Y es que los caminos veredales del Quindío están adornados de heliconias de colores rojos, naranjas o azules, que se confunden con un pájaro altivo entre unas hojas de plátano pequeño. El turista se tropieza con besitos de novia, flores como una maleza que tapizan con rapidez las laderas y los patios de las fincas y las casas urbanas. En los barrancos lucen las orquídeas ibaguenses que ofrecen un espectáculo de colores blancos, amarillos, rojos y anaranjados. En el paisaje cafetero se recrean los siete cueros, árboles que dejan brotar flores fucsias y lilas; los guayacanes que mágicamente transforman todas sus hojas en flores amarillas o rosadas, que se esparcen en el suelo formando una alfombra embrujada que nadie se atreve a pisar. Los riscos de viento del Quindío están preñados de café y saturados de sol y viento, de pájaros y atardeceres anaranjados donde se transparentan chapoleras de piel canela y trenzas negras.

 

A este paisaje se le suman otros atractivos: El Parque Nacional del Café, (Montenegro) donde la exuberancia, la tradición y el paisaje se conjugan con la diversión; el Parque Nacional de la Cultura Agropecuaria –Panaca-, (Quimbaya) un espacio inmenso, pedagógico, que pone al hombre común en la cotidianidad del campo y sus animales convirtiendo al turista en un granjero completo por un día. En el parque de Cocora, (Salento) donde está el árbol nacional, la Palma de Cera del Quindío; el Jardín Botánico y Mariposario (Calarcá), donde hay una magia que vuela en colores de diversidad. Y mil atractivos más, así como grandes y cómodos hoteles, que nada tienen que envidiarle a las grandes ciudades de América Latina.

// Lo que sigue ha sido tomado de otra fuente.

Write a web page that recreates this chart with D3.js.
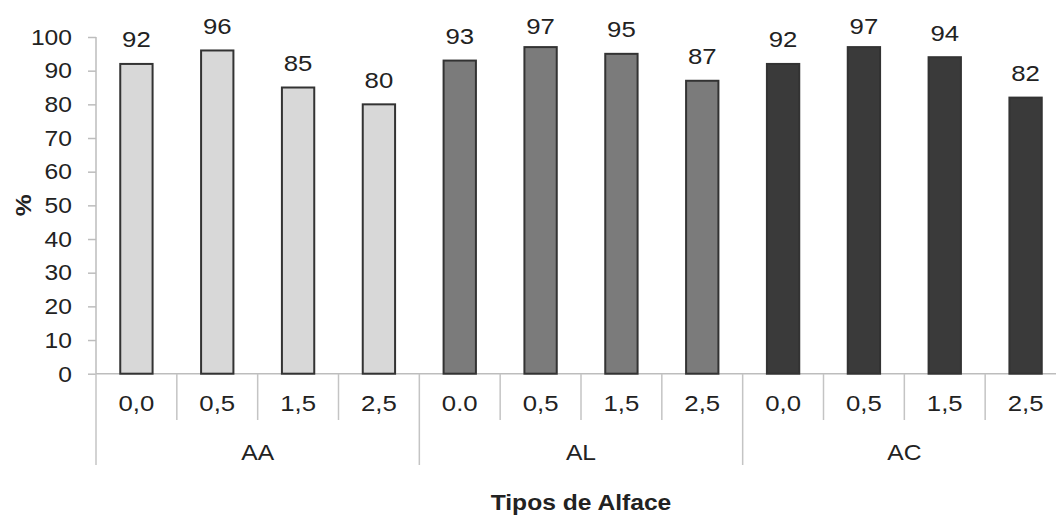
<!DOCTYPE html>
<html><head><meta charset="utf-8">
<script src="https://cdn.jsdelivr.net/npm/d3@7"></script>
<style>body{margin:0;background:#fff;} svg{display:block;} text{font-family:"Liberation Sans",Arial,Helvetica,sans-serif;fill:#222;}</style>
</head><body>
<svg id="chart" width="1056" height="515"></svg>
<script>
const groups = ["AA", "AL", "AC"];
const doses = [["0,0","0,5","1,5","2,5"],["0.0","0,5","1,5","2,5"],["0,0","0,5","1,5","2,5"]];
const valuesAA = [92, 96, 85, 80];
const valuesAL = [93, 97, 95, 87];
const valuesAC = [92, 97, 94, 82];
const yTicks = [0,10,20,30,40,50,60,70,80,90,100];
const groupColors = ["#d8d8d8", "#7b7b7b", "#3a3a3a"];
const yLabel = "%";
const xTitle = "Tipos de Alface";

(function () {
const allValues = [valuesAA, valuesAL, valuesAC];
const data = [];
groups.forEach((g, gi) => doses[gi].forEach((d, di) => data.push({key: g + "_" + di, group: g, gi, dose: d, value: allValues[gi][di]})));

const SX = 1.12;
const svg = d3.select("#chart");
const mLeft = 96, mRight = 1066, mTop = 37, mBottom = 373.7;
const x = d3.scaleBand().domain(data.map(d => d.key)).range([mLeft, mRight]).paddingInner(0.6).paddingOuter(0.3);
const y = d3.scaleLinear().domain([0, 100]).range([mBottom, mTop]);
const step = x.step();

function txt(sel, px, py, s, opts) {
  opts = opts || {};
  const g = sel.append("g").attr("transform", `translate(${px},${py})` + (opts.rotate ? ` rotate(${opts.rotate})` : "") + ` scale(${SX},1)`);
  return g.append("text").attr("text-anchor", opts.anchor || "middle").attr("font-size", opts.size || 22)
    .attr("font-weight", opts.weight || "normal").text(s);
}

// y axis
const yAxis = d3.axisLeft(y).tickValues(yTicks).tickSize(8).tickFormat("");
const ya = svg.append("g").attr("transform", `translate(${mLeft},0)`).call(yAxis);
ya.selectAll("path").remove();
ya.selectAll("line").attr("stroke", "#bdbdbd").attr("stroke-width", 1.5);
svg.append("line").attr("x1", mLeft).attr("x2", mLeft).attr("y1", y(100)).attr("y2", y(0)).attr("stroke", "#bdbdbd").attr("stroke-width", 1.5);
yTicks.forEach(t => txt(svg, 72, y(t) + 7.8, String(t), {anchor: "end", size: 22}));

// x axis baseline
svg.append("line").attr("x1", mLeft).attr("x2", 1056).attr("y1", y(0)).attr("y2", y(0)).attr("stroke", "#bdbdbd").attr("stroke-width", 1.5);

// separators
d3.range(0, data.length + 1).forEach(k => {
  const xx = mLeft + k * step;
  svg.append("line").attr("x1", xx).attr("x2", xx).attr("y1", y(0)).attr("y2", k % 4 === 0 ? 465 : 420)
    .attr("stroke", "#c4c4c4").attr("stroke-width", 1.5);
});

// bars
svg.append("g").selectAll("rect").data(data).join("rect")
  .attr("x", d => x(d.key)).attr("width", x.bandwidth())
  .attr("y", d => y(d.value)).attr("height", d => y(0) - y(d.value))
  .attr("fill", d => groupColors[d.gi]).attr("stroke", "#333").attr("stroke-width", 2);

// value labels
data.forEach(d => txt(svg, x(d.key) + x.bandwidth() / 2, Math.max(y(d.value) - 16.5, 33.5), String(d.value), {size: 23}));

// dose labels
data.forEach(d => txt(svg, x(d.key) + x.bandwidth() / 2, 411, d.dose, {size: 23}));

// group labels
groups.forEach((g, gi) => txt(svg, mLeft + (gi * 4 + 2) * step, 460, g, {size: 22}));

// titles
txt(svg, mLeft + 6 * step, 510, xTitle, {size: 22, weight: "bold"});
txt(svg, 31, (y(0) + y(100)) / 2, yLabel, {size: 22, weight: "bold", rotate: -90});
})();
</script>
</body></html>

Le podemos agregar muchos más atractivos a la oferta turística de la región, pero en todo caso el café tiene que seguir siendo el adalid de este negocio y los empresarios del sector tienen que pensar cada vez más en este producto como un atractivo natural que no puede acabarse, porque de suceder así, podría dar al traste con las proyecciones turísticas de la región, porque el café es el paisaje mismo.